Dubbed “The Spirit of Exmoor”, the makers describe Wicked Wolf as combining 11 select botanicals that finely balance fresh citrus and spicy pepper notes, with the unique flavour of juniper and coriander.  They go on to say the blend of botanicals and their distillation process delivers a “clean but gutsy” taste.

I can agree with that: it broadly sums up my first impressions of the neat stuff, and again when I added a dash of the tonic which Majestic also considerately puts out for customers.
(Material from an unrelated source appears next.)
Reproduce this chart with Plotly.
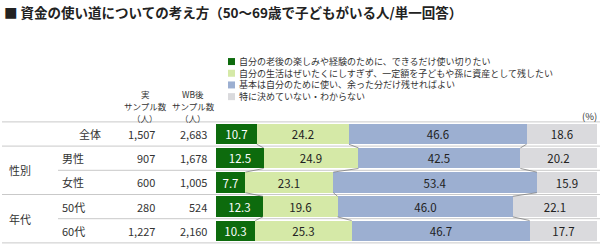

However, for some reason, that taste doesn’t endure and by the time I get to the fourth or fifth mouthful, that delightful dry spice suddenly disappears, and I’m left holding a goblet of lemon squash.

Yesterday evening, we decided to give the Wolf a second outing at home, and Juliet agreed with my suggestion to add a generous extra slug to our normal tot glass measure in one of the goblets.  Again the first few sips were lovely, and then five minutes later on it was a case of: “Who nicked the gin?”

Now I’m no Inspector Clouseau, but I can draw on my long experience as a tippler, and therefore wondered if it is “something in the water”?

I should tell you here that whisky was my first love in the spirit world, and I’ve always preferred it neat.  No ginger ale, no soda – perhaps a cube of ice in the height of summer – but definitely no water.

I know the Scots and fans of whisky worldwide will think I’m a Philistine, but to me putting a splash of water in even the best malts just ruins them.  A friend of ours once brought Seagram’s marketing manager to dinner at our place, and she, bless her, brought a box of different blends she wanted some outside opinions on for her press releases.  Sadly she insisted on adding a generous amount of water to each one.

Yes I get the aroma thing, but all I can discern on my much abused palete is Adam’s Wine. “Landlord you’ve been watering your optics, you should be taken out and shot!”

Not sure if you’ve all read the piece on our blog about a qualified barman’s opinion on the correct amount of ice to add, but in the interests of science and in being scrupulously fair to the people at the Old Chapel Brendon Ltd, about an hour ago I put a glass and a can of Fever Tree Indian tonic in the chest freezer, along with the half empty bottle of Wicked Wolf.

And now in front of me I have a G&T, as cold as a winter’s night on Exmoor, but without any ice in it.  I’ve even left out a slice of lemon or lime in order to taste it as ‘dry’ as possible.

And the result?  The glass was so cold it made my hand ache, while the mixer seemed to have gone slightly viscous through the temperature drop, giving the whole drink a slightly syrupy texture, while the dominant flavour was a sharp lemony citrus.  I think I proved my theory, though, as that flavour endured to the bottom of the glass.

Would I buy another bottle of bottle of Wicked Wolf?  Probably not when I can have Teignworthy John’s Black Dog gin for not much more – but if you prefer your canines to walk sedately to heel rather than throwing a rubber toy round the room and chasing squirrels, this Exmoor pussycat might be the perfect pet for you.